Based on the observation that (1) The F1 score of all the settings in Finetune are silimar. (2) All the other settings’ performance is much better than Random in No-Finetune. We can know that the news actually provides some information for the relation classification task. However, most the information extracted from the news are actually included in the relation pairs that we used to train the classifier.

To measure how the amount of training data used in the classifier influences the performance, we do an experiment on the embeddings from the best setting, Finetune \(News + Relation\). We use different amount of data to train the classifier, and the result is showed in Fig. 4. We have two observation here: (1) The more the training data, the better the performance. (2) When we use only 2000 training relation pairs, which is 1/10 of all the training relation pairs, the performance does not drop a lot. This means that the effectiveness of embeddings will emerge when the training data is not a lot.

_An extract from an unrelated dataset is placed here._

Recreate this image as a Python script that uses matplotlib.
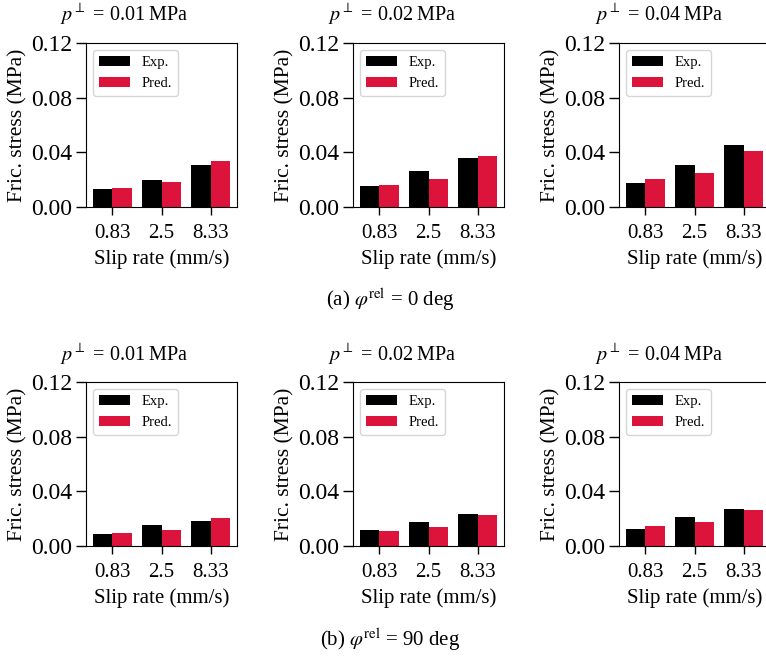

Lastly, by comparing News and Glove, our graph embedding has the competing ability to capture the semantic information from News data. Moreover, our model can utilize both the structured data(relation pairs) and unstructured data(News) while Glove embedding can only be trained on word corpus.

7 Conclusion

In this paper, we propose a system which can utilize the data from both News dataset and relation pairs dataset to detect relation between companies. In the meantime, we also propose a method to train multi-relational graph embedding, which can encode information from varies kinds of data as long as a graph is constructed. The graph embedding is used to capture the information from our datasets, thus helping the training of relation classifier. After training, our system can provide the relation between companies. This kind of information should be helpful for the current complex financial market. Although improvements can be made on our static method such as adding time into consideration to be dynamic prediction or by search for more related dataset, we believe this method has shown its possibility to help exposing more information hidden in industry business and it is a worth-trying direction. Furthermore, the current approach is not restricted to Taiwan market, which can be applied to any other markets as long as the related data is available.